TRE COLORI - FILM BIANCO
(Trois couleurs: blanc)
Film
Drammatico
Orso D'argento al Festival di Berlino - Miglior regia a Krzysztof Kieslowski
diKrzysztof Kieslowski
concon Zbigniew Zamachowski, Julie Delpy, Janusz Gajos, Jerzy Stuhr, Aleksander Bardini.
durata: 90 Min. produzione: FRA (1994)
Link al sito: https://www.mymovies.it/film/1994/trecolorifilmbianco/
Karol Karol, polacco sposato con la francese Dominique, viene portato in Tribunale dalla consorte per una causa di divorzio. Motivazione: il matrimonio non è stato consumato. Con la carta di credito bloccata e con la valigia dallo scarso contenuto si ritrova in strada. Qui viene raggiunto da un individuo che gli propone di farlo rimpatriare clandestinamente se ucciderà un uomo che non vuole più vivere ma non ha il coraggio di suicidarsi. Una volta in Polonia la sua vita cambierà in modo radicale.
Krzysztof Kieslowski affronta il secondo dei colori simbolo della Rivoluzione francese concentrando la sua attenzione su un protagonista maschile che segue la Julie di Film blu e precede la Valentine di Film rosso. Il suo nome è già evocativo del taglio narrativo che il regista intende dare al film: Karol ribadito anche nel cognome. Questo è l'appellativo con cui è conosciuto Charlot in Polonia. Siamo quindi di fronte a un film in cui predomina l'humour il quale però più che bianco è definibile come fondamentalmente nero.

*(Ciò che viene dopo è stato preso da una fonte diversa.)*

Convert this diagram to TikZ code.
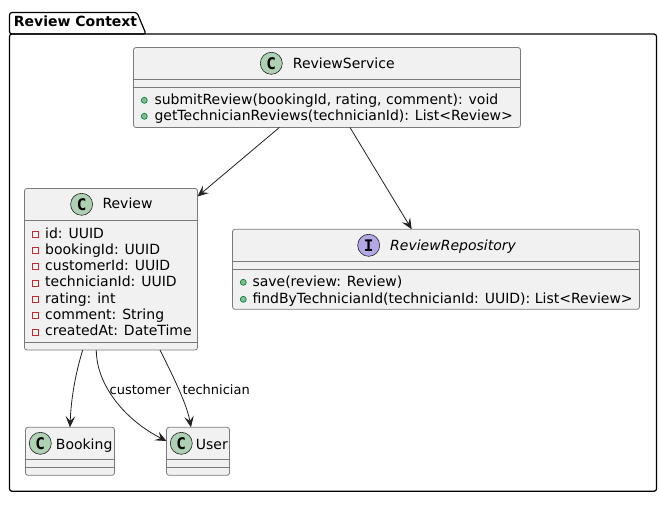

Innumerevoli sono le letture che si possono dare a quest'opera che ha al proprio centro l'uguaglianza dopo aver affrontato la libertà e in attesa della fraternità. Quella che è stata meno valorizzata, per un film che a torto è stato spesso ritenuto più debole degli altri due, è la lettura socio-politica. Non va dimenticato che nella filmografia del Maestro polacco si trovano numerosi documentari sul regime comunista che subirono anche pesanti censure. Ora che il regime era caduto questo film avrebbe dovuto sancire un felice ritratto della Polonia. Kieslowski girà invece una vicenda che si basa sull'uguaglianza ma si tratta non di una parificazione a un livello più elevato bensì infimo. Nella Polonia che ritrae si può ottenere qualsiasi cosa: anche un cadavere proveniente dall'estero.
È sufficiente avere denaro. Non è difficile realizzare profitti se non ci pongono troppi vincoli morali e la 'potenza' nasce da un connubio tra desiderio e dominio. È una lettura decisamente amara e disincantata da parte di un artista che non provava certo sentimenti di nostalgia nei confronti del comunismo ma che leggeva nella società che lo circondava i segnali di un liberismo devastante sul piano etico. Se in una scena vediamo Julie entrare per errore nell'aula del Tribunale (creando così una staffetta con il film precedente) ciò che lega le tre opere come un trait d'union esplicito, ma mai sufficientemente sottolineato, è un altro elemento. In Film blu una persona cercava con fatica di infilare una bottiglia di vetro nel contenitore da marciapiede per il riciclaggio (la cosiddetta campana). Julie, troppo presa da se stessa non se ne accorgeva neppure.
Qui, di notte e dopo aver perso tutto, Karol osserva un uomo con il bastone che tenta la stessa operazione riuscendovi solo a metà ma non interviene. Quell'uomo è 'impotente' come lui e in questo risiede, purtroppo, la loro 'uguaglianza'. Ma c'è ancora spazio per la fraternità di Film rosso.